** Begin **

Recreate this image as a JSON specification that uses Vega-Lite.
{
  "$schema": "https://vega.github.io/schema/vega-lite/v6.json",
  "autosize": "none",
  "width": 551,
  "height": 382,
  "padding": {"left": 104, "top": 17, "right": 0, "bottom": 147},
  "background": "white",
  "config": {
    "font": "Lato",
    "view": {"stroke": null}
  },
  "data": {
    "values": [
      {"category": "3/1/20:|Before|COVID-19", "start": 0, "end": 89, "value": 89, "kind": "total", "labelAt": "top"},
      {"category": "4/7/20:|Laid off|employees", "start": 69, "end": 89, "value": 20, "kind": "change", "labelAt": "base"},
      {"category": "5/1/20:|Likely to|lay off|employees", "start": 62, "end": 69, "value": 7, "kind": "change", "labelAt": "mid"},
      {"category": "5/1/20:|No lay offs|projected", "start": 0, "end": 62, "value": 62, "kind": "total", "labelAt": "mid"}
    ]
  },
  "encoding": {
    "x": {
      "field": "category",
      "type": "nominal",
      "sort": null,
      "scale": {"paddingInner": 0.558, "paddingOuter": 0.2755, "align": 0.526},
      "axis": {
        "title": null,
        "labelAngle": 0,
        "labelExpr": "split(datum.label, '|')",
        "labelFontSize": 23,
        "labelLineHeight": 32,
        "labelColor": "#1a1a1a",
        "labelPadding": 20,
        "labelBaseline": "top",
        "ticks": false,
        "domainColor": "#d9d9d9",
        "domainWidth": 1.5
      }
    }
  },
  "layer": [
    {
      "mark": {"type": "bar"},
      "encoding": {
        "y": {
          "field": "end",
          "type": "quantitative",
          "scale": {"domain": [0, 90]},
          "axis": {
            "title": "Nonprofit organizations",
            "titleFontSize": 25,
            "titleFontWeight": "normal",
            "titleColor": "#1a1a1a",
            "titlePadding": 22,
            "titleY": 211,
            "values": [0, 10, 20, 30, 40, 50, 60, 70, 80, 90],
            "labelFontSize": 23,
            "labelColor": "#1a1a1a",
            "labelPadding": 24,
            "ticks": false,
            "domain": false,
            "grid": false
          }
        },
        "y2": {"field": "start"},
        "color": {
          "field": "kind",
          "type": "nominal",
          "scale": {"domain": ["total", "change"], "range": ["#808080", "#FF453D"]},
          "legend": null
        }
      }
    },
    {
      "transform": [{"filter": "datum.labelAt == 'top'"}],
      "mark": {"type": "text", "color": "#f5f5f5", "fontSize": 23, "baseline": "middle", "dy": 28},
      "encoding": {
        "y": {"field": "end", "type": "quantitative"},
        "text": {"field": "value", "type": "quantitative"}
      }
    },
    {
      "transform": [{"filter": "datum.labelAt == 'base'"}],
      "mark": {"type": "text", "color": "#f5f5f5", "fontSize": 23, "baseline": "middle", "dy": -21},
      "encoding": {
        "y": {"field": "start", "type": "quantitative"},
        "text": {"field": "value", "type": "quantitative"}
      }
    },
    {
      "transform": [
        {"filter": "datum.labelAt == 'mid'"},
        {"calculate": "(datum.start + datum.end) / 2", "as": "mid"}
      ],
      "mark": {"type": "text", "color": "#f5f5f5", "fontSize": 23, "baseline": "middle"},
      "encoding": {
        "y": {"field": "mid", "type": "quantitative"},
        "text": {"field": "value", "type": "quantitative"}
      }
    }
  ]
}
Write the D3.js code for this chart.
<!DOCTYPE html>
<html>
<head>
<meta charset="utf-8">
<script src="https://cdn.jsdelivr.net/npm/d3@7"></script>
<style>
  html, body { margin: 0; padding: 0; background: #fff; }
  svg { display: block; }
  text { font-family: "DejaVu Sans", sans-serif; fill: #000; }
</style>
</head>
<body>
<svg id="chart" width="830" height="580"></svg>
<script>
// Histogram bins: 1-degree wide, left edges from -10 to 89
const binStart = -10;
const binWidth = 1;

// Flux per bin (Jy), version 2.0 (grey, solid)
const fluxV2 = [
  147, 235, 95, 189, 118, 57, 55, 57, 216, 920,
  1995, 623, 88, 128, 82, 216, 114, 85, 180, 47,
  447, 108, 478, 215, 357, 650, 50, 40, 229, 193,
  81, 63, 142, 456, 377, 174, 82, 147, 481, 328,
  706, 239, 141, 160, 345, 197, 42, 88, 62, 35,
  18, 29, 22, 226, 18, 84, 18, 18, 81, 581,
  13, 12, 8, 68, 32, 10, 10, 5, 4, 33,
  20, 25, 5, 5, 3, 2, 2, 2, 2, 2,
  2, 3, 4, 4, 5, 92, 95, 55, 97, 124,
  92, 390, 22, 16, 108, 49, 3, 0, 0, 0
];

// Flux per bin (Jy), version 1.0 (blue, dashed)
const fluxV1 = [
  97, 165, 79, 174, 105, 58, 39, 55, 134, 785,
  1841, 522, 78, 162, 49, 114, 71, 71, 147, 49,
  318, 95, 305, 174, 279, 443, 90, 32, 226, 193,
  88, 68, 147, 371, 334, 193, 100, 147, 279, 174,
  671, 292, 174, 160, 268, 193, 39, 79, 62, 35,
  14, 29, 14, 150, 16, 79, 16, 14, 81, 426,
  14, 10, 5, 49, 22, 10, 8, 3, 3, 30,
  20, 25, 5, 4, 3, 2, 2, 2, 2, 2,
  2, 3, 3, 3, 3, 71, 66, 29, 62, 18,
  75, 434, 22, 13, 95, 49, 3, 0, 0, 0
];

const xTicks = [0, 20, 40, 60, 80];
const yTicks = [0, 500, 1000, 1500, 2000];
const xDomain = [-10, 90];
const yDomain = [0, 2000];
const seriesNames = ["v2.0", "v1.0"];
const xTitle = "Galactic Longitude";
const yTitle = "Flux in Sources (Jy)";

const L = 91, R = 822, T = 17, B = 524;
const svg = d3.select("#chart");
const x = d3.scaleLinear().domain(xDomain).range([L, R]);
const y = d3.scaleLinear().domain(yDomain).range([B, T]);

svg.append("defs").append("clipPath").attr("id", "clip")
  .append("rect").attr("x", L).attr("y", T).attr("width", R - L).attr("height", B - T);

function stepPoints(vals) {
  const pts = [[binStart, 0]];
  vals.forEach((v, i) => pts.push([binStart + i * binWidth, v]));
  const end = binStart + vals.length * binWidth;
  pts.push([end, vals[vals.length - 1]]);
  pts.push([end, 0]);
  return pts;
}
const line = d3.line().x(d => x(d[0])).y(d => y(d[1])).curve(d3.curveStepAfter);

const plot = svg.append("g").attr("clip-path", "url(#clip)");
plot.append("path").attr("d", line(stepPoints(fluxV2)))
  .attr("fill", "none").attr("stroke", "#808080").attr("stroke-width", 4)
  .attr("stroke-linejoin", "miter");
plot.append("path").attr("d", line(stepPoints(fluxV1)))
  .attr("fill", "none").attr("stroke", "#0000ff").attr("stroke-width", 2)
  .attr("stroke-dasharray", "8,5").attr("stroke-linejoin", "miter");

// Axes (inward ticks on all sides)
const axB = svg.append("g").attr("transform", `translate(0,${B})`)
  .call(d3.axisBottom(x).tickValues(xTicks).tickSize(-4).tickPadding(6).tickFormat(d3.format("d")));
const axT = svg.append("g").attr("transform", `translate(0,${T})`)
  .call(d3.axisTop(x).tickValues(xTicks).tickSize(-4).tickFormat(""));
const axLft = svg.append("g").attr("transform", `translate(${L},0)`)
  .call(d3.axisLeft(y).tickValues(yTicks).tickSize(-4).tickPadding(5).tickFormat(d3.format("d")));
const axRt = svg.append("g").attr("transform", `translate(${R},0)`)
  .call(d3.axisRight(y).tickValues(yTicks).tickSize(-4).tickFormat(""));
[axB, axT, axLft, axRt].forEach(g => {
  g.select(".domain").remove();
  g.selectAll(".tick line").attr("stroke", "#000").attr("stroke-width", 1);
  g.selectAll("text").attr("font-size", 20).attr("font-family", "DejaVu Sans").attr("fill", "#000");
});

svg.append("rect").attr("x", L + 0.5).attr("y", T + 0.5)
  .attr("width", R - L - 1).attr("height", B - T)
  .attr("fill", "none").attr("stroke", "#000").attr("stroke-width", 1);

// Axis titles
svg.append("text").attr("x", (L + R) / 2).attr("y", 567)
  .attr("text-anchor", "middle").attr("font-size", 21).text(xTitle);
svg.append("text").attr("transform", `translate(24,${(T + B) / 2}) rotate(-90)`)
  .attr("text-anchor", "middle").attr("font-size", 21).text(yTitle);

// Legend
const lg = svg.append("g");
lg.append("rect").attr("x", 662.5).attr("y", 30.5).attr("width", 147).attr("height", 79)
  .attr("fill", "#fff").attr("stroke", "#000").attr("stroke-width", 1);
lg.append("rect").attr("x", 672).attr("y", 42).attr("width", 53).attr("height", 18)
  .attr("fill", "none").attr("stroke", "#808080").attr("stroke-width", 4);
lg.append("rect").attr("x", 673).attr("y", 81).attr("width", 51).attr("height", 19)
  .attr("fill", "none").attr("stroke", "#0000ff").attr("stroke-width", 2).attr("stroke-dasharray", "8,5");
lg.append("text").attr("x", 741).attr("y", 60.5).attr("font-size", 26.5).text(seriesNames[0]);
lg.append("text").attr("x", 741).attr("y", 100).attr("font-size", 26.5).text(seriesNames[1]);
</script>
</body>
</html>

** End **

■ Exercise aim
Transcribe the records above exactly, beginning at the line that contains "Write the D3.js code for this chart." and ending with the line that contains "const y = d3.scaleLinear().domain(yDomain).range([B, T]);", both included, and nothing else.

■ Task result
Write the D3.js code for this chart.
<!DOCTYPE html>
<html>
<head>
<meta charset="utf-8">
<script src="https://cdn.jsdelivr.net/npm/d3@7"></script>
<style>
  html, body { margin: 0; padding: 0; background: #fff; }
  svg { display: block; }
  text { font-family: "DejaVu Sans", sans-serif; fill: #000; }
</style>
</head>
<body>
<svg id="chart" width="830" height="580"></svg>
<script>
// Histogram bins: 1-degree wide, left edges from -10 to 89
const binStart = -10;
const binWidth = 1;

// Flux per bin (Jy), version 2.0 (grey, solid)
const fluxV2 = [
  147, 235, 95, 189, 118, 57, 55, 57, 216, 920,
  1995, 623, 88, 128, 82, 216, 114, 85, 180, 47,
  447, 108, 478, 215, 357, 650, 50, 40, 229, 193,
  81, 63, 142, 456, 377, 174, 82, 147, 481, 328,
  706, 239, 141, 160, 345, 197, 42, 88, 62, 35,
  18, 29, 22, 226, 18, 84, 18, 18, 81, 581,
  13, 12, 8, 68, 32, 10, 10, 5, 4, 33,
  20, 25, 5, 5, 3, 2, 2, 2, 2, 2,
  2, 3, 4, 4, 5, 92, 95, 55, 97, 124,
  92, 390, 22, 16, 108, 49, 3, 0, 0, 0
];

// Flux per bin (Jy), version 1.0 (blue, dashed)
const fluxV1 = [
  97, 165, 79, 174, 105, 58, 39, 55, 134, 785,
  1841, 522, 78, 162, 49, 114, 71, 71, 147, 49,
  318, 95, 305, 174, 279, 443, 90, 32, 226, 193,
  88, 68, 147, 371, 334, 193, 100, 147, 279, 174,
  671, 292, 174, 160, 268, 193, 39, 79, 62, 35,
  14, 29, 14, 150, 16, 79, 16, 14, 81, 426,
  14, 10, 5, 49, 22, 10, 8, 3, 3, 30,
  20, 25, 5, 4, 3, 2, 2, 2, 2, 2,
  2, 3, 3, 3, 3, 71, 66, 29, 62, 18,
  75, 434, 22, 13, 95, 49, 3, 0, 0, 0
];

const xTicks = [0, 20, 40, 60, 80];
const yTicks = [0, 500, 1000, 1500, 2000];
const xDomain = [-10, 90];
const yDomain = [0, 2000];
const seriesNames = ["v2.0", "v1.0"];
const xTitle = "Galactic Longitude";
const yTitle = "Flux in Sources (Jy)";

const L = 91, R = 822, T = 17, B = 524;
const svg = d3.select("#chart");
const x = d3.scaleLinear().domain(xDomain).range([L, R]);
const y = d3.scaleLinear().domain(yDomain).range([B, T]);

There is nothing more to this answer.